Biden To Host Netanyahu Amid Israeli Leader's Ongoing Power Grab
Israeli Prime Minister Benjamin Netanyahu attends a meeting at the Knesset, Israel's parliament, amid demonstrations after he dismissed the defence minister as his nationalist coalition government presses on with its judicial overhaul, in Jerusalem, March 27.
President Joe Biden will soon host Israeli Prime Minister Benjamin Netanyahu at the White House despite alarm among many Israelis and Americans about Netanyahu’s attempts to expand his power by weakening Israel’s judiciary.
Tom Nides, the U.S. ambassador to Israel, suggested a visit was imminent in an interview with Israeli radio on Tuesday — just hours after Netanyahu said he would slow down his power grab.
“He obviously will be coming ... I assume after Passover,” Nides told Israel’s Army Radio, referring to next month’s Jewish holiday. “There’s no question that the prime minister will come and see President Biden. They have been friends for 40 years.”
The Biden administration has been cautious in its criticism of the Israeli leader, even as tens of thousands of Israelis have protested Netanyahu’s judicial plan and experts have warned it could permit corruption and dangerous far-right policies. Netanyahu’s critics and many Democratic lawmakers say the president should be more assertive ― both for the sake of Israel’s future stability and because of Biden’s own promises to promote democratic values worldwide.
John Kirby, a White House national security spokesman, told reporters on Monday that Biden wants a “compromise” between the Israeli leader and his opponents. He declined to say whether Netanyahu would still participate virtually in the Biden administration’s Summit for Democracy conference this week.
“The United States shouldn’t be prescribing that Israelis out in the streets to save their democracy meet Netanyahu part of the way in his bid to undo it,” Dylan Williams of the influential Jewish American group J Street tweeted on Monday. Biden “should be standing in solidarity with them and let them decide their path forward,” he said.
The news of the likely visit came after the Biden administration had for months been vague about when Netanyahu might receive an invitation to the White House. Nides suggested to the New York Times that a date had not yet been decided and the visit ultimately could be canceled.
“At least another month or two” could pass before the visit, a U.S. official told The Times of Israel, citing Washington’s interest in first avoiding flare-ups between Israelis and Palestinians during Passover and the Islamic holy month of Ramadan.

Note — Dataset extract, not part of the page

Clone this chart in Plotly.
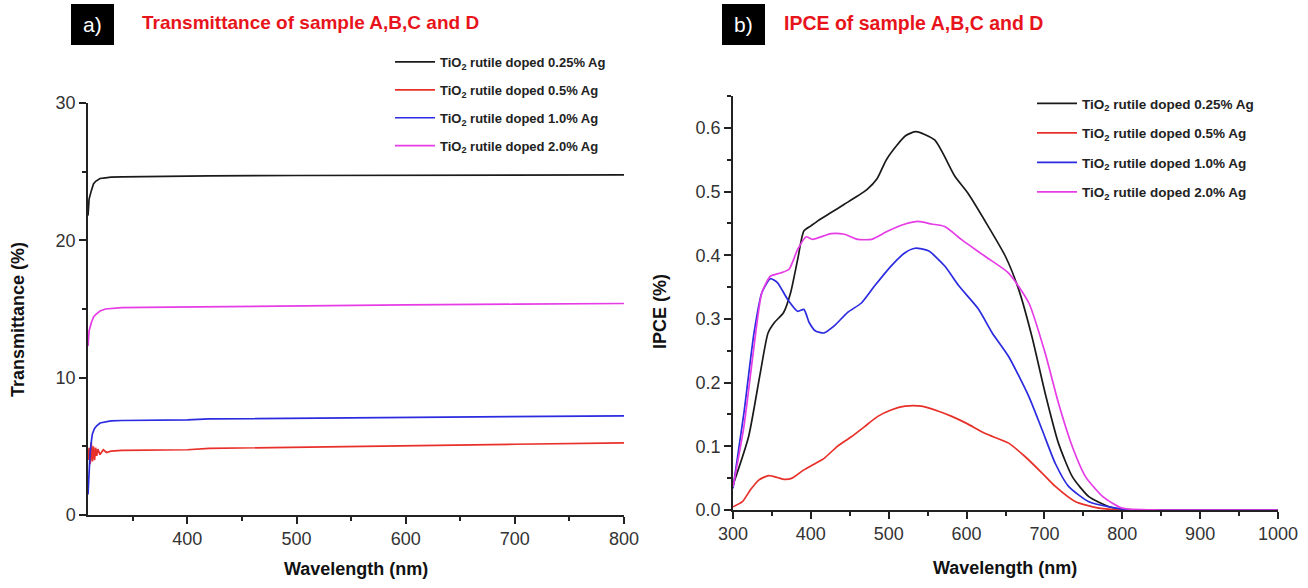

Netanyahu and his hardline allies still plan to push through their judicial changes later this year to give the parliament far greater power over judges. And while Netanyahu appeared to make a concession over the plan by announcing a halt, his controversial coalition partner Itamar Ben Gvir said he got an olive branch too: the establishment of a new national guard under his direct control. Ben Gvir is a previously fringe figure who has been convicted for supporting a Jewish terror group and for inciting racism against Palestinians.
While facing charges of bribery and fraud ― which he denies ― Netanyahu regained Israel’s top job in December 2022 by forming an alliance with Ben Gvir and other politicians who had long been shunned by the Israeli mainstream.